Erickson has a more optimistic view, and is confident the new party can create enough waves to change the political status quo. “As people begin to reawaken they will start to look at various choices, I’m hoping, and get re-engaged,” he says. “That’s the real problem here; our democracy has gone to sleep here.”
After placing second in the 2004 and 2008 elections in his Drayton-Calmar riding, Erickson felt he’d hit a wall with the Green Party. “The Greens were branded more as an environmental activist group than a political party,” he says. “I believe the party wasn’t too interested in getting elected.”
Erickson and his supporters moved on to form the Alberta Progress Party. In the process they came across the Alberta Party and discovered the two groups had similar goals. Rather than compete for the same piece of the pie, he joined the Alberta Party, becoming its leader in January.
While attending a social media conference in Red Deer last fall, Erickson met members of another political upstart with a moderate-centrist bent: Renew Alberta. “We came to the conclusion that we were trying to create a party that would be capable of forming government quickly,” says Chima Nkemdirim, co-chair of Renew Alberta and a former Liberal party campaigner. “It was a pretty easy decision for us to decide we should both try to do this together.”
The Alberta Party welcomed the Renew crowd into its fold and in February suspended its own policies to undertake the Big Listen experiment. “The big thing was that we really wanted to try to figure out how to engage people in the political process because so many Albertans are disengaged,” says Nkemdirim, a Calgary-based lawyer.
With the Liberals unable to capture the public’s imagination, the NDP having identified itself as an ideological party, and the Green party now defunct, there’s room for someone to create a viable alternative, says Nkemdirim. “There’s no textbook for building political parties so we’re kind of making it up as we go along.”
Along with former Green and Liberal supporters, the new party has attracted several conservatives including former Alberta education minister Dave King and Edmonton business owner and blogger Chris Labossiere.
“Once the Big Listen is over and we’ve put together some policies, we’ll probably have even more prominent people come on board,” says Nkemdirim. “There’s a lot of unhappiness out there right now.
That unhappiness cuts across all political parties, says Ken Chapman, an Edmonton-based political consultant and founder of Reboot Alberta , a citizen-based public policy group.

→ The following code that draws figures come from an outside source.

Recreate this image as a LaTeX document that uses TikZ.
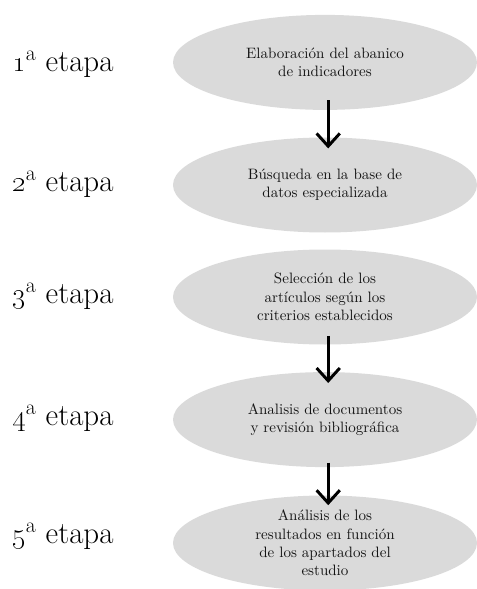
\documentclass[tikz,border=0pt]{standalone}
\usepackage{tikz}
\usetikzlibrary{shapes.geometric,arrows.meta}

\definecolor{gris}{RGB}{218,218,218}
\definecolor{texto}{RGB}{20,20,20}

\begin{document}
\begin{tikzpicture}[
    etapa/.style={anchor=west, inner sep=0pt, font=\fontsize{22}{26}\selectfont},
    paso/.style={ellipse, fill=gris, inner sep=0pt, minimum width=7.6cm,
                 minimum height=2.375cm, align=center, text=texto,
                 font=\fontsize{10.7}{13}\selectfont},
    flecha/.style={-{Straight Barb[length=3.2mm,width=5.8mm]}, line width=2.1pt}
  ]
    \useasboundingbox (0,0) rectangle (11.925,-14.725);
    % etapas
    \node [etapa] (t1) at (0.3,-1.6) {\oldstylenums{1}\textsuperscript{a} etapa};
    \node [etapa] (t2) at (0.3,-4.6) {\oldstylenums{2}\textsuperscript{a} etapa};
    \node [etapa] (t3) at (0.3,-7.4) {\oldstylenums{3}\textsuperscript{a} etapa};
    \node [etapa] (t4) at (0.3,-10.45) {\oldstylenums{4}\textsuperscript{a} etapa};
    \node [etapa] (t5) at (0.3,-13.4) {\oldstylenums{5}\textsuperscript{a} etapa};
    % elipses
    \node [paso] (e1) at (8.125,-1.56) {Elaboración del abanico\\de indicadores};
    \node [paso] (e2) at (8.125,-4.625) {Búsqueda en la base de\\datos especializada};
    \node [paso] (e3) at (8.125,-7.425) {Selección de los\\artículos según los\\criterios establecidos};
    \node [paso] (e4) at (8.125,-10.49) {Analisis de documentos\\y revisión bibliográfica};
    \node [paso] (e5) at (8.125,-13.575) {Análisis de los\\resultados en función\\de los apartados del\\estudio};
    % flechas
    \draw [flecha] ([xshift=0.8mm,yshift=2.5mm]e1.south) -- ([xshift=0.8mm,yshift=-2.8mm]e2.north);
    \draw [flecha] ([xshift=0.8mm,yshift=2.2mm]e3.south) -- ([xshift=0.8mm,yshift=-2.8mm]e4.north);
    \draw [flecha] ([xshift=0.8mm,yshift=1.2mm]e4.south) -- ([xshift=0.8mm,yshift=-2.5mm]e5.north);
\end{tikzpicture}
\end{document}
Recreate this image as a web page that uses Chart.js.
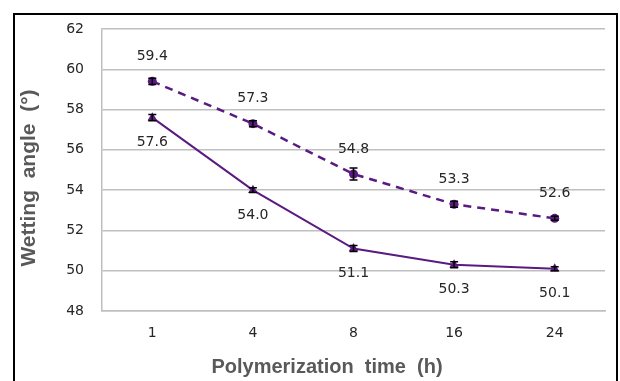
<!DOCTYPE html>
<html><head><meta charset="utf-8">
<script src="https://cdn.jsdelivr.net/npm/chart.js@4"></script>
<style>html,body{margin:0;padding:0;background:#fff}#wrap{width:620px;height:381px;position:relative}</style>
</head><body><div id="wrap"><canvas id="c" width="620" height="381"></canvas></div>
<script>
const categories = ["1", "4", "8", "16", "24"];
const solidValues = [57.6, 54.0, 51.1, 50.3, 50.1];
const solidErrors = [0.15, 0.12, 0.15, 0.15, 0.1];
const dashedValues = [59.4, 57.3, 54.8, 53.3, 52.6];
const dashedErrors = [0.15, 0.15, 0.3, 0.15, 0.1];
const yTicks = [48, 50, 52, 54, 56, 58, 60, 62];
const xTitle = 'Polymerization  time  (h)';
const yTitle = 'Wetting  angle  (°)';

const purple = '#5a1a82';

const extras = {
  id: 'extras',
  beforeDraw(chart) {
    const ctx = chart.ctx;
    ctx.save();
    ctx.fillStyle = '#fff';
    ctx.fillRect(0, 0, chart.width, chart.height);
    ctx.strokeStyle = '#000';
    ctx.lineWidth = 2;
    ctx.strokeRect(14, 14, 603, 380);
    ctx.fillStyle = '#595959';
    ctx.font = 'bold 20px "Liberation Sans"';
    ctx.textAlign = 'center';
    ctx.textBaseline = 'middle';
    ctx.fillText(xTitle, 327, 367);
    ctx.font = 'bold 21px "Liberation Sans"';
    ctx.translate(29, 178);
    ctx.rotate(-Math.PI / 2);
    ctx.fillText(yTitle, 0, 0);
    ctx.restore();
  },
  afterDatasetsDraw(chart) {
    const ctx = chart.ctx;
    const y = chart.scales.y;
    ctx.save();
    chart.data.datasets.forEach((ds, i) => {
      const meta = chart.getDatasetMeta(i);
      meta.data.forEach((pt, j) => {
        const v = ds.data[j], e = ds.errors[j];
        const yt = y.getPixelForValue(v + e), yb = y.getPixelForValue(v - e);
        ctx.strokeStyle = '#000';
        ctx.lineWidth = 1.5;
        ctx.beginPath();
        ctx.moveTo(pt.x, yt); ctx.lineTo(pt.x, yb);
        ctx.moveTo(pt.x - 4, yt); ctx.lineTo(pt.x + 4, yt);
        ctx.moveTo(pt.x - 4, yb); ctx.lineTo(pt.x + 4, yb);
        ctx.stroke();
        ctx.fillStyle = '#262626';
        ctx.font = '14px "DejaVu Sans"';
        ctx.textAlign = 'center';
        ctx.textBaseline = 'middle';
        const off = ds.labelPos === 'above' ? -25 : 25;
        ctx.fillText(v.toFixed(1), pt.x, pt.y + off);
      });
    });
    ctx.restore();
  }
};

new Chart(document.getElementById('c'), {
  type: 'line',
  data: {
    labels: categories,
    datasets: [
      { data: dashedValues, errors: dashedErrors, labelPos: 'above',
        borderColor: purple, backgroundColor: purple, borderWidth: 2.5,
        borderDash: [8, 6], pointStyle: 'circle', pointRadius: 4.5,
        pointBorderWidth: 0, tension: 0 },
      { data: solidValues, errors: solidErrors, labelPos: 'below',
        borderColor: purple, backgroundColor: purple, borderWidth: 2,
        pointStyle: 'triangle', pointRadius: 5.5, pointBorderWidth: 0, tension: 0 }
    ]
  },
  options: {
    responsive: false,
    animation: false,
    layout: { padding: { left: 20, right: 15, top: 29, bottom: 0 } },
    plugins: { legend: { display: false }, tooltip: { enabled: false } },
    scales: {
      x: {
        offset: true,
        grid: { display: false, drawTicks: false },
        border: { color: '#bfbfbf', width: 1.5 },
        ticks: { color: '#262626', font: { family: 'DejaVu Sans', size: 14 }, padding: 14 },
        afterFit(s) { s.height = 70; }
      },
      y: {
        min: 48, max: 62,
        afterBuildTicks(s) { s.ticks = yTicks.map(v => ({ value: v })); },
        grid: { color: '#bfbfbf', lineWidth: 1.5, drawTicks: false },
        border: { color: '#bfbfbf', width: 1.5 },
        ticks: { color: '#262626', font: { family: 'DejaVu Sans', size: 14 }, padding: 18 },
        afterFit(s) { s.width = 82; }
      }
    }
  },
  plugins: [extras]
});
</script></body></html>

The Tories, Liberals and NDP have lost all connection to the conversation going on in Albertans’ minds, he says. “There’s a mood out there for some significant change again and people are looking for viable alternatives and a chance for a whole new political culture to form here,” he says.
A card-carrying Conservative since the early 1970s, Chapman left the party last December “totally disappointed” with the philosophical direction the Tories were taking. Progressives inside the Tory caucus and cabinet were being ignored, marginalized and intimidated, he says.
Chapman says being unaffiliated with any party has been “very liberating,” but he likes what he sees so far with the Alberta Party, particularly the Big Listen. “It’s absolutely brilliant,” he says. “These are personal conversations with small groups of people about what their Alberta experience is, and really authentically listening to them.”
The intimate conversation concept is complex, time-consuming and will be dismissed by the other parties, says Chapman. It’s also a stark contrast to the “top-down, paternalistic” approach used by those same parties, he adds.
Only time will tell if the Alberta Party will be that viable alternative, says Chapman, adding there isn’t much time before the next election. “The trick is to get people re-engaged again in politics, where they believe their opinions matter, they have some influence and they’re actually being listened to by somebody,” he says.